# Erstes AM3+ Board kommt von AsRock



## ikarus_can_fly (15. Februar 2011)

AsRock möchte der erste Hersteller sein, der ein AM3+ Motherboard der nächsten Generation anbietet.

Wobei das Board noch auf der aktuellen 890FX Northbridge samt SB850 Southbridge von AMD basiert. Damit können auch AM3 Phenom II und Athlon II CPUs betrieben werden. 
Aber ab den kommenden 9er Chipsätzen, werden nur noch Boards gefertigt, mit AM3+ CPUs unterstützung. 
ASRock´s 890FX Deluxe5 wird die AM3+ Zertifikation und die zukünftige Zambezi Fusion Black APUs unterstützen. Das jetzt angekündigte Board wird noch das alte BOIS bekommen, 
während die Boards mit 9er Chipsätzen das neue UEFI spendiert bekommen, welche mit Maus und grafischem BIOS arbeiten.
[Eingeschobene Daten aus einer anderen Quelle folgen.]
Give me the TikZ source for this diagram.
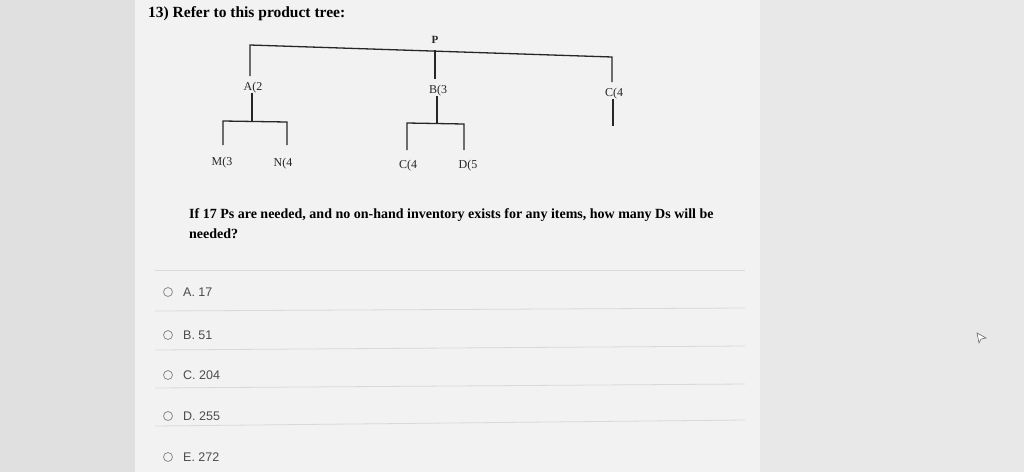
\documentclass[tikz,border=0pt]{standalone}
\usepackage{fontspec}
\setmainfont{Liberation Serif}
\newfontfamily\uifont{Liberation Sans}
\begin{document}
\begin{tikzpicture}[x=1pt,y=-1pt,
  tr/.style={line width=1.3pt,black!85},
  lbl/.style={font=\fontsize{12}{13}\selectfont, inner sep=0pt, text=black!85},
  opt/.style={font=\uifont\fontsize{12.5}{13}\selectfont, inner sep=0pt, anchor=west, text=black!70},
  radio/.style={draw=black!45, line width=0.8pt, circle, minimum size=9pt, inner sep=0pt},
  sep/.style={draw=black!15, line width=0.8pt}]
\useasboundingbox (0,0) rectangle (1024,472);
\fill[black!12] (0,0) rectangle (1024,472);
\fill[black!5] (135,0) rectangle (760,472);
\fill[black!9] (760,0) rectangle (1024,472);
% title
\node[anchor=west, font=\fontsize{15.5}{16}\selectfont\bfseries, inner sep=0pt] (title) at (148,14) {13) Refer to this product tree:};
% tree
\node[lbl,font=\fontsize{11}{12}\selectfont\bfseries] (P) at (435,40) {P};
\node[lbl] (A) at (253,88) {A(2};
\node[lbl] (B) at (438,91) {B(3};
\node[lbl] (C1) at (614,94) {C(4};
\node[lbl] (M) at (222,163) {M(3};
\node[lbl] (N) at (283,164) {N(4};
\node[lbl] (C2) at (408,166) {C(4};
\node[lbl] (D) at (468,166) {D(5};
\draw[tr] (250,76) -- (250,45) -- (612,57) -- (612,82);
\draw[tr] (435,50) -- (435,79);
\draw[tr] (252,93) -- (252,121);
\draw[tr] (223,145) -- (223,121) -- (287,122) -- (287,145);
\draw[tr] (437,96) -- (437,123);
\draw[tr] (407,150) -- (407,123) -- (464,124) -- (464,150);
\draw[tr] (613,99) -- (613,126);
% question
\node[anchor=west, font=\fontsize{14}{15}\selectfont\bfseries, inner sep=0pt] (q1) at (189,215) {If 17 Ps are needed, and no on-hand inventory exists for any items, how many Ds will be};
\node[anchor=west, font=\fontsize{14}{15}\selectfont\bfseries, inner sep=0pt] (q2) at (189,234) {needed?};
% separators
\draw[sep] (155,270) -- (745,270);
\draw[sep] (155,311) -- (745,308);
\draw[sep] (155,350) -- (745,346);
\draw[sep] (155,388) -- (745,384);
\draw[sep] (155,426) -- (745,420);
% options
\node[radio] (r1) at (168,292) {}; \node[opt] (o1) at (183,292) {A. 17};
\node[radio] (r2) at (168,335) {}; \node[opt] (o2) at (183,335) {B. 51};
\node[radio] (r3) at (168,375) {}; \node[opt] (o3) at (183,375) {C. 204};
\node[radio] (r4) at (168,416) {}; \node[opt] (o4) at (183,416) {D. 255};
\node[radio] (r5) at (168,457) {}; \node[opt] (o5) at (183,457) {E. 272};
% cursor
\draw[black!60, fill=white, line width=0.6pt] (977,333) -- (986,338) -- (981,339) -- (979,343) -- cycle;
\end{tikzpicture}
\end{document}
Zu den Anschlüßen gehören drei PCIe 2.0 x16 Slots, ein PCIe x1 und ein PCI-Slot. Sechs SATA III 6Gbit/s Ports, sogar ein IDE-Anschluss werden zur Verfügung stehen. 
Selbst Verständlich auch noch: 8-Kanal-HD-Audio mit koaxial und optischem Ausgang, sechs USB 3.0 Ports, zahlreiche USB 2.0 Ports und Gigabit Ethernet, plus FireWire und eSATA gehören zum Board dazu. 
Der Zeitpunkt wann genau das Board auf den Markt kommt bleibt noch unklar, so PC-Treiber.




			Dieser Inhalt steht nur eingeloggten Mitgliedern zur Verfügung.
        



Foto und Quelle: ATI Forum und PC-Treiber


----------



## Gast XXXX (15. Februar 2011)

Also wie immer ein Übergangsboard made by ASRock.


----------



## ikarus_can_fly (15. Februar 2011)

ConNerVos schrieb:


> Also wie immer ein Übergangsboard made by ASRock.



Jaap so seh ich das auch  was aber für Aufrüster mit kleiner Geldbörse gut ist


----------



## Gast XXXX (15. Februar 2011)

Genau hatte ja auch mal eins von denen und zwar das 4CoreDual-SATA2,
damit konnte ich dann auch meine GeForce 7800 GS und den DDR-Ram mit einem Intel Core2Duo E4300 betreiben.


----------



## Jan565 (15. Februar 2011)

Ein Top Board muss ich sagen. Wenn das dann noch lange vor den AM3+ CPU´s kommt, eine hervorragende Investition für den kleinen Geldbeutel.


----------



## billythekitt (15. Februar 2011)

Das erste kam von MSI heißt 890FXA-GD65.
Hat auch den 890er Chipsatz + Southbridge + AM3+ CPU Support


----------



## Superwip (15. Februar 2011)

Sieht sehr nett aus; hoffentlich kommt es möglichst bald

Verwundernswert ist, dass die aktuellen Chipsätze AM3+ tauglich sein sollen; was ändert sich dann mit AM3+ überhaupt? Der Sockel bleibt ja mechanisch der selbe... und warum gibt es dann nicht schon längst AM3+ Mainboards?


----------



## Rollora (15. Februar 2011)

Superwip schrieb:


> Sieht sehr nett aus; hoffentlich kommt es möglichst bald
> 
> Verwundernswert ist, dass die aktuellen Chipsätze AM3+ tauglich sein sollen; was ändert sich dann mit AM3+ überhaupt? Der Sockel bleibt ja mechanisch der selbe... und warum gibt es dann nicht schon längst AM3+ Mainboards?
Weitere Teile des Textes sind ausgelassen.